If you select timeshift, which is available only when partial values are hidden, then the value from the end of a previous cycle will be output at the end of every calendar cycle. For example, if your cycle length is Month and you timeshift by one cycle, the datapoint at April 30 will represent the value from March 31, the datapoint at May 31 will represent the value from April 30, and so on.

Note that this timeshift option is aware of cycles such as month having variable lengths, such as how March has more days than Feb, and shifts correctly to the end of a previous interval. By contrast, the standalone timeshift analytics function performs a fixed width shift, such as 30 days.. For more information, see Use the Timeshift function to understand trends. If you want to shift to the ends of previous monthly or quarterly cycles use the timeshift option available within a calendar window transformation.

A typical use case for using timeshift is to create a column chart that includes a plot with a calendar transformation that is not timeshifted, then clone that plot and add the timeshift option. This allows yout to compare, say, the average value seen for a metric over the current week with the average seen over the previous week.

Other functions 🔗

In addition to functions that provide aggregations and transformations, Infrastructure Monitoring offers functions such as Count, which counts the number of MTS that have values; Top and Bottom, which show the highest or lowest N number of values; and Exclude, which provides the ability to filter time series by value, rather than by source.

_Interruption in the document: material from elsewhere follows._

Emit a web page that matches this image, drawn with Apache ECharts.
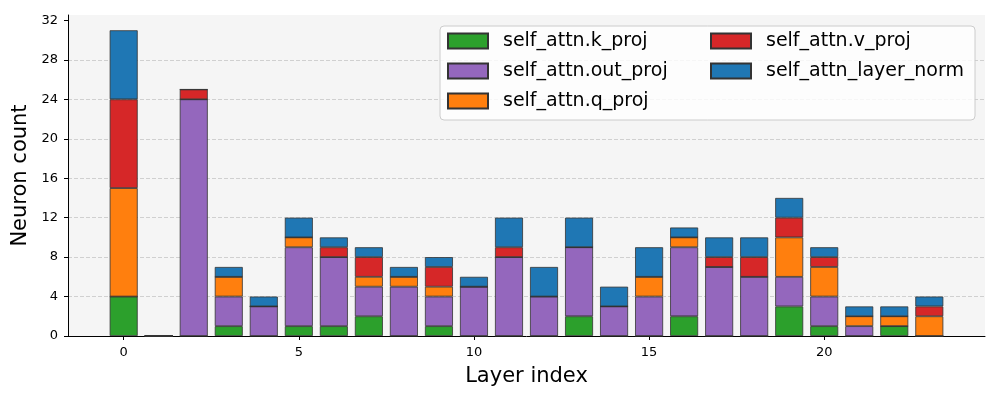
<!DOCTYPE html>
<html>
<head>
<meta charset="utf-8">
<script src="https://cdn.jsdelivr.net/npm/echarts@6/dist/echarts.min.js"></script>
<style>
html,body{margin:0;padding:0;background:#fff;}
#chart{width:1000px;height:400px;}
</style>
</head>
<body>
<div id="chart"></div>
<script>
const layers = [0,1,2,3,4,5,6,7,8,9,10,11,12,13,14,15,16,17,18,19,20,21,22,23];
const kProj   = [4,0,0,1,0,1,1,2,0,1,0,0,0,2,0,0,2,0,0,3,1,0,1,0];
const outProj = [0,0,24,3,3,8,7,3,5,3,5,8,4,7,3,4,7,7,6,3,3,1,0,0];
const qProj   = [11,0,0,2,0,1,0,1,1,1,0,0,0,0,0,2,1,0,0,4,3,1,1,2];
const vProj   = [9,0,1,0,0,0,1,2,0,2,0,1,0,0,0,0,0,1,2,2,1,0,0,1];
const layerNorm = [7,0,0,1,1,2,1,1,1,1,1,3,3,3,2,3,1,2,2,2,1,1,1,1];
const xTicks = [0,5,10,15,20];
const yTicks = [0,4,8,12,16,20,24,28,32];

const seriesDefs = [
  {name:'self_attn.k_proj', data:kProj, color:'#2ca02c'},
  {name:'self_attn.out_proj', data:outProj, color:'#9467bd'},
  {name:'self_attn.q_proj', data:qProj, color:'#ff7f0e'},
  {name:'self_attn.v_proj', data:vProj, color:'#d62728'},
  {name:'self_attn_layer_norm', data:layerNorm, color:'#1f77b4'}
];

const font = 'DejaVu Sans';
const chart = echarts.init(document.getElementById('chart'), null, {renderer:'canvas'});
const legendCommon = {
  orient:'vertical', padding:0, itemWidth:40, itemHeight:15, itemGap:8, icon:'rect',
  textStyle:{fontFamily:font, fontSize:19, color:'#000', lineHeight:22, padding:[0,0,0,10]},
  selectedMode:false, z:5
};
chart.setOption({
  animation:false,
  backgroundColor:'#fff',
  textStyle:{fontFamily:font},
  grid:{left:68, right:15, top:15, bottom:64, show:true, backgroundColor:'#f5f5f5', borderWidth:0},
  graphic:[{type:'rect', z:4, shape:{x:440, y:26, width:535, height:94, r:4},
    style:{fill:'rgba(255,255,255,0.8)', stroke:'#cccccc', lineWidth:1}}],
  legend:[
    Object.assign({left:447, top:30, data:seriesDefs.slice(0,3).map(s=>s.name)}, legendCommon),
    Object.assign({left:710, top:30, data:seriesDefs.slice(3).map(s=>s.name)}, legendCommon)
  ],
  xAxis:{
    type:'value', min:-1.59, max:24.59,
    name:'Layer index', nameLocation:'middle', nameGap:30,
    nameTextStyle:{fontFamily:font, fontSize:21, color:'#000'},
    axisLine:{show:true, onZero:false, lineStyle:{color:'#000', width:1}},
    axisTick:{show:true, length:4, customValues:xTicks, lineStyle:{color:'#000'}},
    axisLabel:{customValues:xTicks, fontFamily:font, fontSize:13, color:'#000', margin:10},
    splitLine:{show:false}
  },
  yAxis:{
    type:'value', min:0, max:32.55, interval:4,
    name:'Neuron count', nameLocation:'middle', nameGap:34,
    nameTextStyle:{fontFamily:font, fontSize:21, color:'#000'},
    axisLine:{show:true, onZero:false, lineStyle:{color:'#000', width:1}},
    axisTick:{show:true, length:4, customValues:yTicks, lineStyle:{color:'#000'}},
    axisLabel:{customValues:yTicks, fontFamily:font, fontSize:13, color:'#000', margin:10},
    splitLine:{show:true, showMaxLine:false, showMinLine:false, lineStyle:{color:'#d0d0d0', type:[4,2], width:1}}
  },
  series: seriesDefs.map(s => ({
    name:s.name, type:'bar', stack:'total', barWidth:28,
    encode:{x:1, y:0},
    data: layers.map((l,i) => [s.data[i], l]),
    itemStyle:{color:s.color, borderColor:'#333333', borderWidth:0.8}
  }))
});
</script>
</body>
</html>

As with other analytical functions, these functions can be used in concert with others to produce more sophisticated computations. For example, Exclude can be used with Sum to achieve a result akin to the sumif() function found in popular spreadsheet applications.

For a detailed explanation of each function, see analytics-ref.

Expressions 🔗

SignalFlow lets you create expressions that refer to preceding computations as variables. For example, you can calculate a ratio of HTTP response codes received that are 200 to those that are 4xx or 5xx.